Les grandes victoires de son palmarès
La place de Jean Bouin dans le patrimoine sportif français a une résonance particulière. Il possède en effet un palmarès d’autant plus éloquent que sa carrière a été brève.Il a gagné 182 courses sur 210 participations, la majorité sur des courses de fond et de grand fond mais également sur des distances plus courtes (800 m et 1500 m).Il a battu sept records du monde dont le plus fameux le record de l’heure le 6 juillet 1913 avec 19,021 km.
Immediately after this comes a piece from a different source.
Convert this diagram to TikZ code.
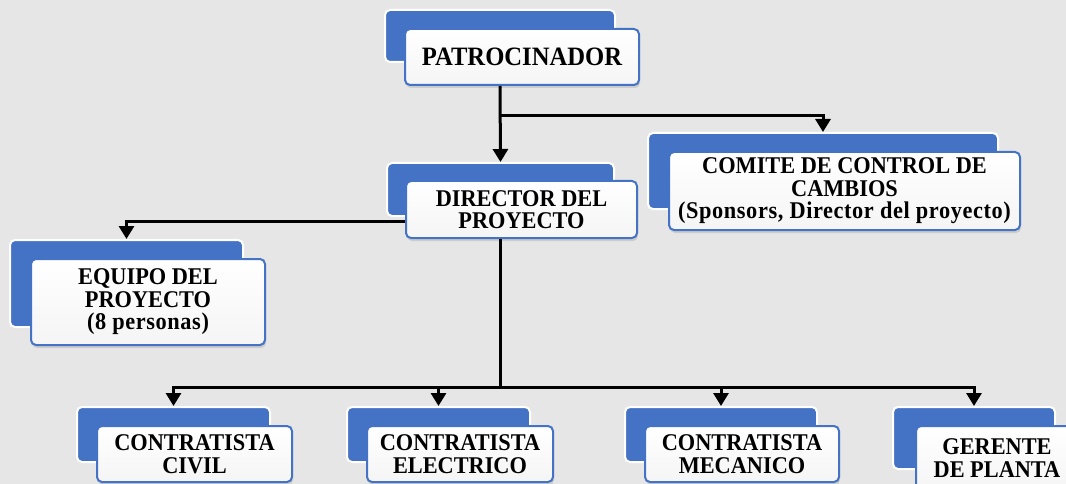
\documentclass[tikz,border=0pt]{standalone}
\usepackage{fontspec}
\setmainfont{Liberation Serif}[FakeStretch=0.93]
\usetikzlibrary{arrows.meta,shadows,calc}
\definecolor{bg}{HTML}{E6E6E6}
\definecolor{blu}{HTML}{4472C4}
\newcommand{\spaced}[1]{{\addfontfeature{LetterSpace=2.5}#1}}
\begin{document}
\begin{tikzpicture}[x=1pt,y=-1pt,
  back/.style={draw=white, line width=2pt, fill=blu, rounded corners=5pt, inner sep=0pt},
  front/.style={draw=blu, line width=2pt, rounded corners=5pt, top color=white, bottom color=gray!8,
    drop shadow={shadow xshift=1pt, shadow yshift=-3pt, opacity=0.25},
    inner sep=0pt, align=center, font=\fontsize{24}{22.5}\selectfont\bfseries},
  conn/.style={line width=3pt, black},
  arr/.style={conn, -{Triangle[width=15pt,length=13pt]}}]
\fill[bg] (0,0) rectangle (1066,484);
\useasboundingbox (0,0) rectangle (1066,484);
\clip (0,0) rectangle (1066,484);
% PATROCINADOR
\node[back, minimum width=230pt, minimum height=52pt] (pb) at (500,36) {};
\node[front, minimum width=234pt, minimum height=56pt, font=\fontsize{26.5}{26.5}\selectfont\bfseries] (p) at (522,57) {PATROCINADOR};
% DIRECTOR
\node[back, minimum width=227pt, minimum height=53pt] (db) at (500.5,189.5) {};
\node[front, minimum width=231pt, minimum height=57pt] (d) at (521.5,209.5) {DIRECTOR DEL\\PROYECTO};
% COMITE
\node[back, minimum width=350pt, minimum height=76pt] (cb) at (823,171) {};
\node[front, minimum width=351pt, minimum height=78pt] (c) at (844.5,191) {COMITE DE CONTROL DE\\CAMBIOS\\\spaced{(Sponsors, Director del proyecto)}};
% EQUIPO
\node[back, minimum width=233pt, minimum height=87pt] (eb) at (126.5,283.5) {};
\node[front, minimum width=234pt, minimum height=86pt] (e) at (148,302) {EQUIPO DEL\\PROYECTO\\\spaced{(8 personas)}};
% CONTRATISTAS
\node[back, minimum width=193pt, minimum height=55pt] (c1b) at (173.5,434.5) {};
\node[front, minimum width=195pt, minimum height=56pt] (c1) at (194.5,454) {CONTRATISTA\\CIVIL};
\node[back, minimum width=183pt, minimum height=55pt] (c2b) at (438.5,434.5) {};
\node[front, minimum width=186pt, minimum height=56pt] (c2) at (460,454) {CONTRATISTA\\ELECTRICO};
\node[back, minimum width=192pt, minimum height=55pt] (c3b) at (721,434.5) {};
\node[front, minimum width=194pt, minimum height=56pt] (c3) at (742,454) {CONTRATISTA\\MECANICO};
\node[back, minimum width=162pt, minimum height=62pt] (gb) at (974,438) {};
\node[front, minimum width=162pt, minimum height=64pt] (g) at (997,458) {GERENTE\\DE PLANTA};
% connectors
\coordinate (pbot) at (pb.south |- p.south);
\draw[arr] (pbot) -- (db.north);
\draw[arr] ($(pbot)!0.385!(db.north)$) -| (cb.north);
\draw[arr] ([yshift=-11.5pt]d.west) -| (eb.north);
\coordinate (busy) at (0,387);
\coordinate (bus) at (db.south |- busy);
\draw[conn] (db.south |- d.south) -- (bus);
\draw[arr] (bus) -| (c1b.north);
\draw[arr] (bus) -| (c2b.north);
\draw[arr] (bus) -| (c3b.north);
\draw[arr] (bus) -| (gb.north);
\end{tikzpicture}
\end{document}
Il faudra attendre 1928 pour voir ce record battu par Paavo Nurmi et 42 ans pour qu’un Français fasse mieux, ce sera Alain simoun avec 19?078 km.Battre ce record de l’heure a été une performance remarquable pour Jean Bouin car elle a été réalisée dans une course où il était opposé à 31 coureurs qu’il a dû dépasser à plusieurs reprises comme il l’a lui-même déclaré en analysant sa course : « Je fus obligé à chaque tour de voyager quelque peu. Comme la manœuvre se renouvela pendant 5’ tours, j’estime avoir perdu au moins 150 à 200 mètres dans ces conditions. Je dois reconnaître que mes rivaux vers la fin me laissaient souvent la corde pour passer, mais comme je n’en étais pas sûr, il en résultait un flottement qui me retardait, si bien que je perdis plus de 3 secondes, peu de temps avant le coup de pistolet, en entrant en collision avec 3 coureurs qui me précédaient. Je m’étais placé à l’extérieur pour les passer, lorsque’ils s’écartèrent au dernier moment. Je les heurtai, je repartis aussitôt mais cet incident m’avait coûté plus de 2à mètres avant d’être à nouveau dans ma foulée […] ».Outre ses records du monde, les trois victoires consécutives dans le Cross des Cinq nations (1911, 1912 et 1913) occupent une place important dans son palmarès.Enfin, toujours au plan international, il ne faut pas oublier la médaille d’argent du 5000 mètres aux J.O. de Stockholm (1912).